Vigorous cinematography and a soundtrack that deserves outside listening (Awesome Mixtape Vol.2 has more or less played on loop in my house for the past five days) are these movies strengths, but its defining attribute is its nonpariel character depth.  This is, from a certain standpoint, Yondu’s movie.  He ended the last volume as something of a sympathetic antagonist, but this is his redeption story,  He and Peter Quill reconcile their differences and grow closer together.  Yondu overcome’s his selfish impulses and becomes a part of something bigger than himself.    When he makes the ultimate sacrifice, saving Quill from suffocation in the process, it is a heartfelt moment; as inspiring as it is saddening.

I love the way Gunn casually infuses space violence with classic rock, but by far the most visually and emotionally beautiful scene is Yondu’s funeral.  Cat Stevens’ “Father and Son” accompanies the scene.  As Yondu is cremated his body disintegrates into a cloud of richly colored dust, drifting out into space.  His fellow ravager compatriots blast flares from their ships adding more brilliant tones to the mix.  Right hand man Kraglin lets out a feral cry.  As the song crescendos, the movie reaches a new beauteous level of excellence.  Seemingly free of studio interference,  Guardians Vol. 2 trancends the universe in which it resides; nay, the superhero genre.


Watching this movie reminded me of something my great grandfather used to say at the dinner table.  I fondly remember him polishing off a plate of something — chicken parmasean if I recall correctly — and saying “That food has a funny taste to it, I need to have some more so I can figure out what it is.”

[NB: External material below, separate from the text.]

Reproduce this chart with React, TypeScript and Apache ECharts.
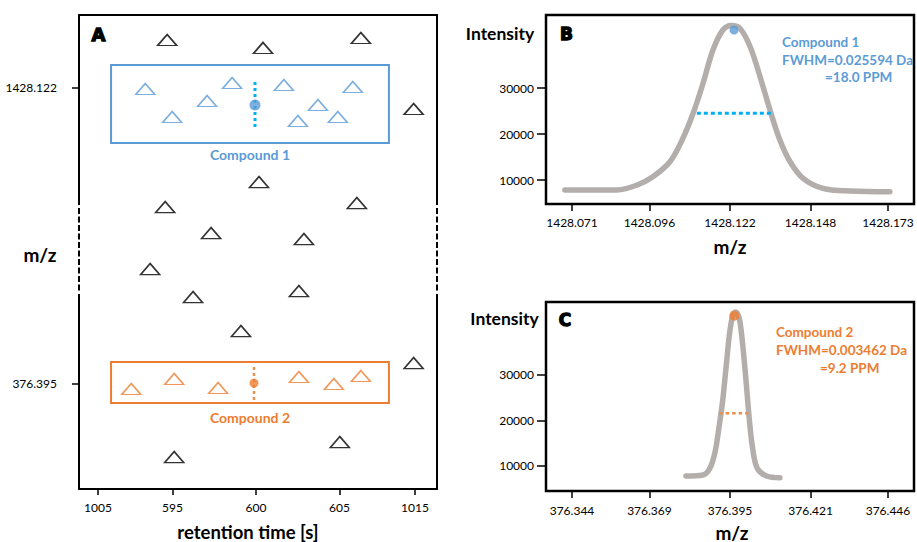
import React, { useEffect, useRef } from "react";
import * as echarts from "echarts";

const FONT = "Lato, 'Open Sans', 'DejaVu Sans', sans-serif";
const HEAVY = "'DejaVu Sans', 'Liberation Sans', sans-serif";
const BLUE = "#5b9bd5";
const CYAN = "#00b0f0";
const ORANGE = "#ed7d31";
const ORANGE_DOT = "#e8904e";
const GREY = "#b3aeab";

// Panel A: retention time / m/z map (schematic, broken axes)
const rtTickValues = [590.54, 595, 600, 605, 609.52];
const rtTickLabels = ["1005", "595", "600", "605", "1015"];
const mzTickValuesA = [376.395, 1428.122];

const backgroundIons: number[][] = [
  [594.68, 1598.7], [600.42, 1570.3], [606.28, 1605.8], [609.44, 1353.5],
  [600.18, 1094.0], [594.56, 1005.2], [606.04, 1019.4], [597.31, 912.8],
  [602.87, 891.5], [593.66, 784.9], [596.23, 685.4], [602.57, 706.7],
  [599.10, 564.6], [609.44, 450.8], [605.02, 170.1], [595.10, 116.8],
];
const compound1Ions: number[][] = [
  [593.37, 1424.6], [594.98, 1325.1], [597.07, 1381.9], [598.57, 1445.9],
  [601.67, 1438.8], [602.51, 1310.8], [603.71, 1367.7], [604.90, 1325.1],
  [605.80, 1431.7],
];
const compound2Ions: number[][] = [
  [592.53, 358.5], [595.10, 394.0], [597.73, 362.0], [602.57, 401.1],
  [604.66, 376.2], [606.28, 404.7],
];
const compound1Apex: number[][] = [[599.94, 1367.7]];
const compound2Apex: number[][] = [[599.88, 379.8]];
const compound1RtLine: number[][] = [[599.94, 1449.4], [599.94, 1282.4]];
const compound2RtLine: number[][] = [[599.88, 436.8], [599.88, 319.5]];
const compound1Box: number[][] = [[591.32, 1509.8], [607.96, 1232.7]];
const compound2Box: number[][] = [[591.32, 454.6], [607.96, 308.9]];

// Panel B / C: peak profiles
const mzTicksB = [1428.071, 1428.096, 1428.122, 1428.148, 1428.173];
const mzTicksC = [376.344, 376.369, 376.395, 376.421, 376.446];
const intensityTicks = [10000, 20000, 30000];

const peakB: number[][] = [
  [1428.0687, 7826], [1428.0855, 7826], [1428.0920, 8913], [1428.0971, 10717],
  [1428.1026, 13978], [1428.1068, 19065], [1428.1101, 24500], [1428.1133, 31022],
  [1428.1165, 38261], [1428.1197, 42609], [1428.1225, 43587], [1428.1252, 42978],
  [1428.1285, 38978], [1428.1317, 32457], [1428.1349, 25217], [1428.1381, 18696],
  [1428.1414, 13978], [1428.1456, 10370], [1428.1520, 8196], [1428.1607, 7609],
  [1428.1736, 7457],
];
const apexB: number[][] = [[1428.1233, 42609]];
const halfMaxB: number[][] = [[1428.1113, 24500], [1428.1356, 24500]];

const peakC: number[][] = [
  [376.3808, 7802], [376.3863, 8022], [376.3885, 9495], [376.3902, 13143],
  [376.3914, 18286], [376.3926, 24132], [376.3937, 31473], [376.3948, 38791],
  [376.3959, 43187], [376.3968, 43846], [376.3980, 42462], [376.3991, 36593],
  [376.4002, 28527], [376.4012, 20484], [376.4023, 13890], [376.4038, 9495],
  [376.4068, 7802], [376.4111, 7429],
];
const apexC: number[][] = [[376.3964, 43033]];
const halfMaxC: number[][] = [[376.3915, 21582], [376.4009, 21582]];

const compound1Text = ["Compound 1", "FWHM=0.025594 Da", "=18.0 PPM"];
const compound2Text = ["Compound 2", "FWHM=0.003462 Da", "=9.2 PPM"];

function txt(text: string, x: number, y: number, size: number, weight: any, color = "#000", align = "center", family = FONT, strokeW = 0) {
  const style: any = {
    text,
    fill: color,
    fontSize: size,
    fontWeight: weight,
    fontFamily: family,
    align,
    textAlign: align,
    verticalAlign: "middle",
    textVerticalAlign: "middle",
  };
  if (strokeW > 0) {
    style.stroke = color;
    style.lineWidth = strokeW;
  }
  return { type: "text", x, y, silent: true, style };
}

function vline(x: number, y1: number, y2: number, dashed: boolean) {
  return {
    type: "line",
    silent: true,
    shape: { x1: x, y1, x2: x, y2 },
    style: { stroke: "#000", lineWidth: 2, lineDash: dashed ? [6, 2.5] : null },
  };
}

const tickLabel = { fontSize: 12, color: "#000", fontFamily: FONT };

export default function App() {
  const ref = useRef<HTMLDivElement>(null);
  useEffect(() => {
    document.body.style.margin = "0";
    if (!ref.current) return;
    const chart = echarts.init(ref.current, null, { renderer: "svg" });
    const option: any = {
      animation: false,
      backgroundColor: "#fff",
      grid: [
        { left: 79, top: 15, width: 358, height: 474 },
        { left: 546, top: 15, width: 368, height: 189, show: true, borderColor: "#000", borderWidth: 2.5 },
        { left: 546, top: 302, width: 368, height: 189, show: true, borderColor: "#000", borderWidth: 2.5 },
      ],
      xAxis: [
        {
          type: "value", gridIndex: 0, min: 589.4, max: 610.84,
          axisLine: { show: true, onZero: false, lineStyle: { color: "#000", width: 2 } },
          axisTick: { show: true, customValues: rtTickValues, length: 6, lineStyle: { color: "#000", width: 1.5 } },
          axisLabel: {
            ...tickLabel, margin: 12, customValues: rtTickValues,
            formatter: (v: number) => {
              const i = rtTickValues.findIndex((t) => Math.abs(t - v) < 1e-6);
              return i >= 0 ? rtTickLabels[i] : "";
            },
          },
          splitLine: { show: false },
        },
        {
          type: "value", gridIndex: 1, min: 1428.062607, max: 1428.181393,
          axisLine: { show: false },
          axisTick: { show: true, customValues: mzTicksB, length: 7, lineStyle: { color: "#000", width: 1.5 } },
          axisLabel: { ...tickLabel, margin: 12, customValues: mzTicksB, formatter: (v: number) => v.toFixed(3) },
          splitLine: { show: false },
        },
        {
          type: "value", gridIndex: 2, min: 376.335607, max: 376.454393,
          axisLine: { show: false },
          axisTick: { show: true, customValues: mzTicksC, length: 7, lineStyle: { color: "#000", width: 1.5 } },
          axisLabel: { ...tickLabel, margin: 13, customValues: mzTicksC, formatter: (v: number) => v.toFixed(3) },
          splitLine: { show: false },
        },
      ],
      yAxis: [
        {
          type: "value", gridIndex: 0, min: 3.31, max: 1687.5,
          axisLine: { show: false },
          axisTick: { show: true, customValues: mzTickValuesA, length: 7, lineStyle: { color: "#000", width: 1.5 } },
          axisLabel: { ...tickLabel, margin: 22, customValues: mzTickValuesA, formatter: (v: number) => v.toFixed(3) },
          splitLine: { show: false },
        },
        {
          type: "value", gridIndex: 1, min: 4783, max: 45870,
          axisLine: { show: false },
          axisTick: { show: true, customValues: intensityTicks, length: 9, lineStyle: { color: "#000", width: 1.5 } },
          axisLabel: { ...tickLabel, margin: 12, customValues: intensityTicks, formatter: (v: number) => String(v) },
          splitLine: { show: false },
        },
        {
          type: "value", gridIndex: 2, min: 4505, max: 46044,
          axisLine: { show: false },
          axisTick: { show: true, customValues: intensityTicks, length: 9, lineStyle: { color: "#000", width: 1.5 } },
          axisLabel: { ...tickLabel, margin: 12, customValues: intensityTicks, formatter: (v: number) => String(v) },
          splitLine: { show: false },
        },
      ],
      series: [
        {
          type: "scatter", xAxisIndex: 0, yAxisIndex: 0, data: backgroundIons, silent: true,
          symbol: "triangle", symbolSize: [19, 11],
          itemStyle: { color: "rgba(255,255,255,0)", borderColor: "#000", borderWidth: 1.6 },
        },
        {
          type: "scatter", xAxisIndex: 0, yAxisIndex: 0, data: compound1Ions, silent: true,
          symbol: "triangle", symbolSize: [19, 11],
          itemStyle: { color: "rgba(255,255,255,0)", borderColor: BLUE, borderWidth: 1.5 },
          markArea: {
            silent: true,
            itemStyle: { color: "rgba(0,0,0,0)", borderColor: BLUE, borderWidth: 2 },
            label: { show: true, position: "bottom", distance: 4, color: BLUE, fontWeight: "bold", fontSize: 14, fontFamily: FONT },
            data: [[{ name: "Compound 1", coord: compound1Box[0] }, { coord: compound1Box[1] }]],
          },
        },
        {
          type: "scatter", xAxisIndex: 0, yAxisIndex: 0, data: compound2Ions, silent: true,
          symbol: "triangle", symbolSize: [19, 11],
          itemStyle: { color: "rgba(255,255,255,0)", borderColor: ORANGE, borderWidth: 1.5 },
          markArea: {
            silent: true,
            itemStyle: { color: "rgba(0,0,0,0)", borderColor: ORANGE, borderWidth: 2 },
            label: { show: true, position: "bottom", distance: 7, color: ORANGE, fontWeight: "bold", fontSize: 14, fontFamily: FONT },
            data: [[{ name: "Compound 2", coord: compound2Box[0] }, { coord: compound2Box[1] }]],
          },
        },
        {
          type: "line", xAxisIndex: 0, yAxisIndex: 0, data: compound1RtLine, symbol: "none", silent: true,
          lineStyle: { color: CYAN, width: 3, type: [3, 3] }, z: 3,
        },
        {
          type: "line", xAxisIndex: 0, yAxisIndex: 0, data: compound2RtLine, symbol: "none", silent: true,
          lineStyle: { color: ORANGE_DOT, width: 2.5, type: [3, 3] }, z: 3,
        },
        {
          type: "scatter", xAxisIndex: 0, yAxisIndex: 0, data: compound1Apex, silent: true,
          symbol: "circle", symbolSize: 11, itemStyle: { color: BLUE }, z: 4,
        },
        {
          type: "scatter", xAxisIndex: 0, yAxisIndex: 0, data: compound2Apex, silent: true,
          symbol: "circle", symbolSize: 9, itemStyle: { color: ORANGE }, z: 4,
        },
        // Panel B
        {
          type: "line", xAxisIndex: 1, yAxisIndex: 1, data: peakB, smooth: 0.35, symbol: "none", silent: true,
          lineStyle: { color: GREY, width: 5.5, cap: "round" },
        },
        {
          type: "line", xAxisIndex: 1, yAxisIndex: 1, data: halfMaxB, symbol: "none", silent: true,
          lineStyle: { color: CYAN, width: 3, type: [4, 3] }, z: 3,
        },
        {
          type: "scatter", xAxisIndex: 1, yAxisIndex: 1, data: apexB, silent: true,
          symbol: "circle", symbolSize: 9, itemStyle: { color: BLUE }, z: 4,
        },
        // Panel C
        {
          type: "line", xAxisIndex: 2, yAxisIndex: 2, data: peakC, smooth: 0.35, symbol: "none", silent: true,
          lineStyle: { color: GREY, width: 5.5, cap: "round" },
        },
        {
          type: "line", xAxisIndex: 2, yAxisIndex: 2, data: halfMaxC, symbol: "none", silent: true,
          lineStyle: { color: ORANGE_DOT, width: 2.5, type: [3.5, 3] }, z: 3,
        },
        {
          type: "scatter", xAxisIndex: 2, yAxisIndex: 2, data: apexC, silent: true,
          symbol: "circle", symbolSize: 10, itemStyle: { color: ORANGE }, z: 4,
        },
      ],
      graphic: [
        // Panel A frame (broken axis)
        { type: "line", silent: true, shape: { x1: 78, y1: 15, x2: 438, y2: 15 }, style: { stroke: "#000", lineWidth: 2 } },
        vline(79, 14, 205, false),
        vline(79, 208, 292, true),
        vline(79, 294, 490, false),
        vline(437, 14, 205, false),
        vline(437, 208, 292, true),
        vline(437, 294, 490, false),
        // Titles
        txt("A", 98.5, 34.5, 18, "bold", "#000", "center", HEAVY, 1.3),
        txt("m/z", 40, 254, 19, "bold"),
        txt("retention time [s]", 248, 532, 18.5, "bold"),
        txt("Intensity", 500, 33, 17.5, "bold"),
        txt("B", 566.5, 33.5, 17, "bold", "#000", "center", HEAVY, 1.3),
        txt("m/z", 730, 246, 19, "bold"),
        txt("Intensity", 504.5, 318, 17.5, "bold"),
        txt("C", 565, 320, 17, "bold", "#000", "center", HEAVY, 1.3),
        txt("m/z", 732, 532, 19, "bold"),
        // Annotations
        txt(compound1Text[0], 782, 42, 13.5, "bold", BLUE, "left"),
        txt(compound1Text[1], 782, 59.5, 13.5, "bold", BLUE, "left"),
        txt(compound1Text[2], 825, 77, 13.5, "bold", BLUE, "left"),
        txt(compound2Text[0], 776, 332, 13.5, "bold", ORANGE, "left"),
        txt(compound2Text[1], 776, 350, 13.5, "bold", ORANGE, "left"),
        txt(compound2Text[2], 820, 368, 13.5, "bold", ORANGE, "left"),
      ],
    };
    chart.setOption(option);
    return () => chart.dispose();
  }, []);
  return <div ref={ref} style={{ width: 917, height: 542 }} />;
}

I’m beginning to realize, Guardians of the Galaxy Vol. 2 is the food with a funny taste.  Try as we all might, we really can’t put our finger on what it is that makes Guardians so bleeding entertaining.  Is it the way the characters shrug off and crack wise at deadly combat, but get teary eyed when familial conflict rears its head?  Is it the fact that James Gunn appears to have been given an absurd amount of freedom by Kevin Feige Co.? (Seriously, there’s not a single infinity stone in the whole movie).  Maybe its the simple fact that Gunn’s style is so retrospectively groundbreaking.  Either way, we need more.  Not just in the MCU, but cinema in general.  We need movies that can deliver a solid story, solid action, and deep character development, without taking itself too seriously.

The trudge to Infinity War marches on.  Its been fascinating to see the pieces fall into place for some nine years or so, but part of me grows weary of it.  In addition, nobody seems to be wondering what in the world will the public watch after the mother of all climaxes?  After the entire known superhero world bands together to fight the Mad Titan Thanos, what can possibly be entertaining?  Answer: Guardians of the Galaxy…Guardians of the frickin’ galaxy.